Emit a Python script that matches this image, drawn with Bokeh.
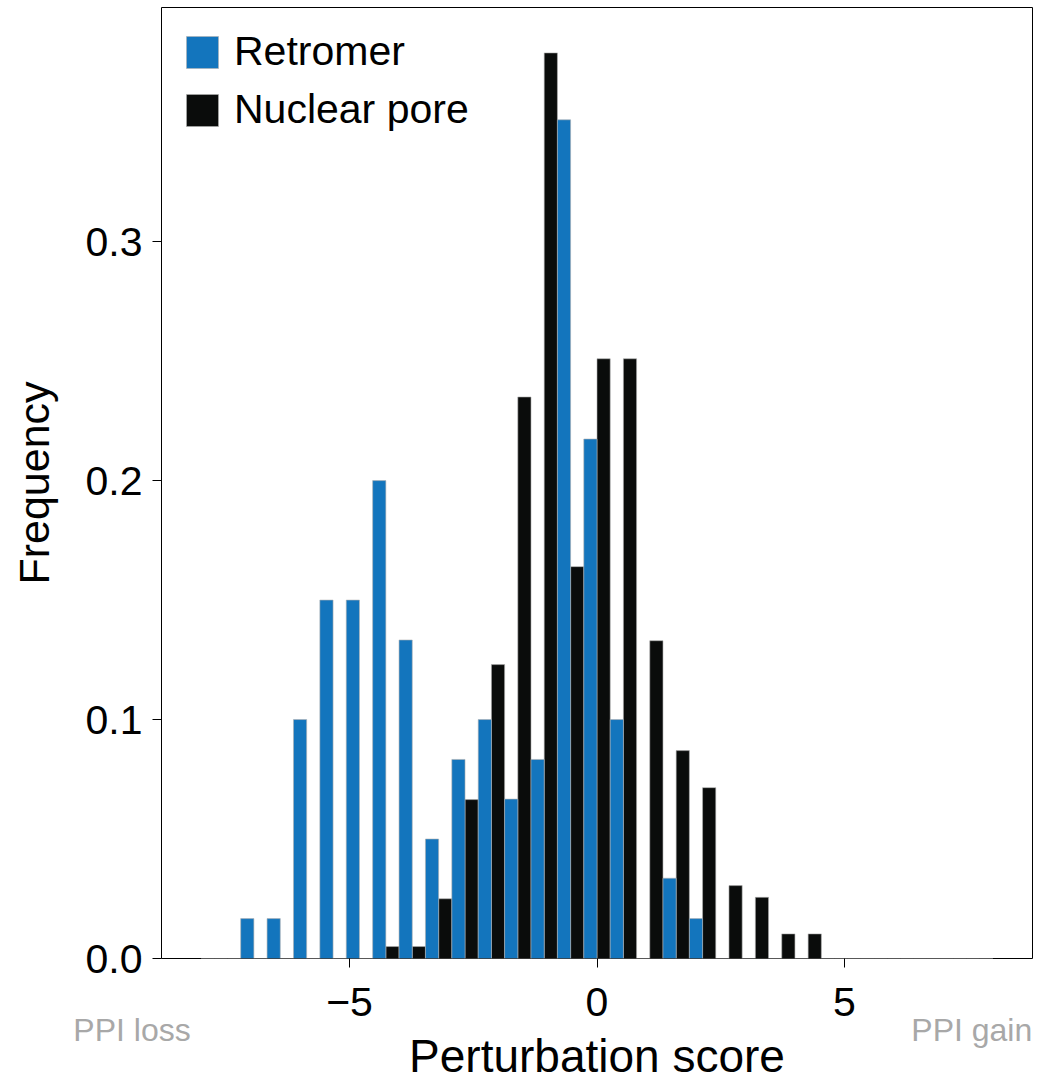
import numpy as np
from bokeh.plotting import figure
from bokeh.models import ColumnDataSource, FixedTicker, Legend, LegendItem, LinearAxis
from bokeh.transform import dodge
from bokeh.embed import file_html
from bokeh.resources import INLINE

# histogram bins: 30 bins spanning -8 .. 8
bin_lo = -8.0
bin_hi = 8.0
n_bins = 30

nuclear_pore = [0, 0, 0, 0, 0, 0, 0, 0.005, 0.005, 0.025, 0.0665, 0.123, 0.235, 0.379,
                0.164, 0.251, 0.251, 0.133, 0.087, 0.0715, 0.0305, 0.0256, 0.0103, 0.0103,
                0, 0, 0, 0, 0, 0]
retromer = [0, 0.0167, 0.0167, 0.1, 0.15, 0.15, 0.2, 0.1333, 0.05, 0.0833, 0.1, 0.0667,
            0.0833, 0.351, 0.2174, 0.1, 0, 0.0336, 0.0167, 0, 0, 0, 0, 0, 0, 0, 0, 0, 0, 0]

x_ticks = [-5, 0, 5]
x_tick_labels = {-5: "\u22125", 0: "0", 5: "5"}
y_ticks = [0, 0.1, 0.2, 0.3]
y_tick_labels = {0: "0.0", 0.1: "0.1", 0.2: "0.2", 0.3: "0.3"}
side_labels = ["PPI loss", "PPI gain"]

edges = np.linspace(bin_lo, bin_hi, n_bins + 1)
centers = (edges[:-1] + edges[1:]) / 2
bw = edges[1] - edges[0]

src = ColumnDataSource(dict(center=centers, nuc=nuclear_pore, ret=retromer))

FONT = "Liberation Sans"
BLUE = "#1375bd"
BLACK = "#0a0c0b"

p = figure(frame_width=871, frame_height=951, x_range=(-8.8, 8.8), y_range=(0, 0.398),
           output_backend="svg", toolbar_location=None,
           min_border_left=161, min_border_right=4, min_border_top=7, min_border_bottom=0)

r_nuc = p.vbar(x=dodge("center", -bw / 4, range=p.x_range), top="nuc", width=bw / 2, source=src,
               fill_color=BLACK, line_color="#b0b0b0", line_width=0.6)
r_ret = p.vbar(x=dodge("center", bw / 4, range=p.x_range), top="ret", width=bw / 2, source=src,
               fill_color=BLUE, line_color="#b0b0b0", line_width=0.6)

p.xgrid.visible = False
p.ygrid.visible = False
p.outline_line_color = "black"
p.outline_line_width = 1
p.background_fill_color = "white"
p.border_fill_color = "white"

for ax in (p.xaxis[0], p.yaxis[0]):
    ax.axis_line_color = None
    ax.major_tick_line_color = "black"
    ax.major_tick_line_width = 1
    ax.major_tick_in = 0
    ax.major_tick_out = 9
    ax.minor_tick_line_color = None
    ax.major_label_text_font = FONT
    ax.major_label_text_font_size = "41px"
    ax.major_label_text_color = "black"
    ax.axis_label_text_font = FONT
    ax.axis_label_text_font_style = "normal"
    ax.axis_label_text_color = "black"

p.xaxis.ticker = FixedTicker(ticks=x_ticks)
p.xaxis.major_label_overrides = x_tick_labels
p.xaxis.major_label_standoff = 20

p.yaxis.ticker = FixedTicker(ticks=y_ticks)
p.yaxis.major_label_overrides = y_tick_labels
p.yaxis.major_label_standoff = 10
p.yaxis.axis_label = "Frequency"
p.yaxis.axis_label_text_font_size = "43px"
p.yaxis.axis_label_standoff = 25

# second bottom axis carrying the grey side annotations and the axis title
side_axis = LinearAxis(ticker=FixedTicker(ticks=[-8.21, 8.795]),
                       major_label_overrides={-8.21: side_labels[0], 8.795: side_labels[1]})
side_axis.axis_line_color = None
side_axis.major_tick_line_color = None
side_axis.major_tick_out = 0
side_axis.major_tick_in = 0
side_axis.minor_tick_line_color = None
side_axis.major_label_orientation = 0.0001
side_axis.major_label_text_font = FONT
side_axis.major_label_text_font_size = "32px"
side_axis.major_label_text_color = "#a8a8a8"
side_axis.major_label_standoff = 11
side_axis.axis_label = "Perturbation score"
side_axis.axis_label_text_font = FONT
side_axis.axis_label_text_font_size = "46px"
side_axis.axis_label_text_font_style = "normal"
side_axis.axis_label_text_color = "black"
side_axis.axis_label_standoff = -39
p.add_layout(side_axis, "below")

legend = Legend(items=[LegendItem(label="Retromer", renderers=[r_ret]),
                       LegendItem(label="Nuclear pore", renderers=[r_nuc])],
                location="top_left")
legend.label_text_font = FONT
legend.label_text_font_size = "41px"
legend.label_text_color = "black"
legend.glyph_width = 40
legend.glyph_height = 40
legend.label_height = 40
legend.label_standoff = 12
legend.spacing = 11
legend.margin = 21
legend.padding = 10
legend.border_line_color = None
legend.background_fill_alpha = 0
p.add_layout(legend)

open("out.html", "w").write(file_html(p, INLINE))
-------------------------
WRITTEN REQUEST: Copy every line of the data word for word, omitting the images.

OUTPUT OF THE TASK:
Emit a Python script that matches this image, drawn with Bokeh.
import numpy as np
from bokeh.plotting import figure
from bokeh.models import ColumnDataSource, FixedTicker, Legend, LegendItem, LinearAxis
from bokeh.transform import dodge
from bokeh.embed import file_html
from bokeh.resources import INLINE

# histogram bins: 30 bins spanning -8 .. 8
bin_lo = -8.0
bin_hi = 8.0
n_bins = 30

nuclear_pore = [0, 0, 0, 0, 0, 0, 0, 0.005, 0.005, 0.025, 0.0665, 0.123, 0.235, 0.379,
                0.164, 0.251, 0.251, 0.133, 0.087, 0.0715, 0.0305, 0.0256, 0.0103, 0.0103,
                0, 0, 0, 0, 0, 0]
retromer = [0, 0.0167, 0.0167, 0.1, 0.15, 0.15, 0.2, 0.1333, 0.05, 0.0833, 0.1, 0.0667,
            0.0833, 0.351, 0.2174, 0.1, 0, 0.0336, 0.0167, 0, 0, 0, 0, 0, 0, 0, 0, 0, 0, 0]

x_ticks = [-5, 0, 5]
x_tick_labels = {-5: "\u22125", 0: "0", 5: "5"}
y_ticks = [0, 0.1, 0.2, 0.3]
y_tick_labels = {0: "0.0", 0.1: "0.1", 0.2: "0.2", 0.3: "0.3"}
side_labels = ["PPI loss", "PPI gain"]

edges = np.linspace(bin_lo, bin_hi, n_bins + 1)
centers = (edges[:-1] + edges[1:]) / 2
bw = edges[1] - edges[0]

src = ColumnDataSource(dict(center=centers, nuc=nuclear_pore, ret=retromer))

FONT = "Liberation Sans"
BLUE = "#1375bd"
BLACK = "#0a0c0b"

p = figure(frame_width=871, frame_height=951, x_range=(-8.8, 8.8), y_range=(0, 0.398),
           output_backend="svg", toolbar_location=None,
           min_border_left=161, min_border_right=4, min_border_top=7, min_border_bottom=0)

r_nuc = p.vbar(x=dodge("center", -bw / 4, range=p.x_range), top="nuc", width=bw / 2, source=src,
               fill_color=BLACK, line_color="#b0b0b0", line_width=0.6)
r_ret = p.vbar(x=dodge("center", bw / 4, range=p.x_range), top="ret", width=bw / 2, source=src,
               fill_color=BLUE, line_color="#b0b0b0", line_width=0.6)

p.xgrid.visible = False
p.ygrid.visible = False
p.outline_line_color = "black"
p.outline_line_width = 1
p.background_fill_color = "white"
p.border_fill_color = "white"

for ax in (p.xaxis[0], p.yaxis[0]):
    ax.axis_line_color = None
    ax.major_tick_line_color = "black"
    ax.major_tick_line_width = 1
    ax.major_tick_in = 0
    ax.major_tick_out = 9
    ax.minor_tick_line_color = None
    ax.major_label_text_font = FONT
    ax.major_label_text_font_size = "41px"
    ax.major_label_text_color = "black"
    ax.axis_label_text_font = FONT
    ax.axis_label_text_font_style = "normal"
    ax.axis_label_text_color = "black"

p.xaxis.ticker = FixedTicker(ticks=x_ticks)
p.xaxis.major_label_overrides = x_tick_labels
p.xaxis.major_label_standoff = 20

p.yaxis.ticker = FixedTicker(ticks=y_ticks)
p.yaxis.major_label_overrides = y_tick_labels
p.yaxis.major_label_standoff = 10
p.yaxis.axis_label = "Frequency"
p.yaxis.axis_label_text_font_size = "43px"
p.yaxis.axis_label_standoff = 25

# second bottom axis carrying the grey side annotations and the axis title
side_axis = LinearAxis(ticker=FixedTicker(ticks=[-8.21, 8.795]),
                       major_label_overrides={-8.21: side_labels[0], 8.795: side_labels[1]})
side_axis.axis_line_color = None
side_axis.major_tick_line_color = None
side_axis.major_tick_out = 0
side_axis.major_tick_in = 0
side_axis.minor_tick_line_color = None
side_axis.major_label_orientation = 0.0001
side_axis.major_label_text_font = FONT
side_axis.major_label_text_font_size = "32px"
side_axis.major_label_text_color = "#a8a8a8"
side_axis.major_label_standoff = 11
side_axis.axis_label = "Perturbation score"
side_axis.axis_label_text_font = FONT
side_axis.axis_label_text_font_size = "46px"
side_axis.axis_label_text_font_style = "normal"
side_axis.axis_label_text_color = "black"
side_axis.axis_label_standoff = -39
p.add_layout(side_axis, "below")

legend = Legend(items=[LegendItem(label="Retromer", renderers=[r_ret]),
                       LegendItem(label="Nuclear pore", renderers=[r_nuc])],
                location="top_left")
legend.label_text_font = FONT
legend.label_text_font_size = "41px"
legend.label_text_color = "black"
legend.glyph_width = 40
legend.glyph_height = 40
legend.label_height = 40
legend.label_standoff = 12
legend.spacing = 11
legend.margin = 21
legend.padding = 10
legend.border_line_color = None
legend.background_fill_alpha = 0
p.add_layout(legend)

open("out.html", "w").write(file_html(p, INLINE))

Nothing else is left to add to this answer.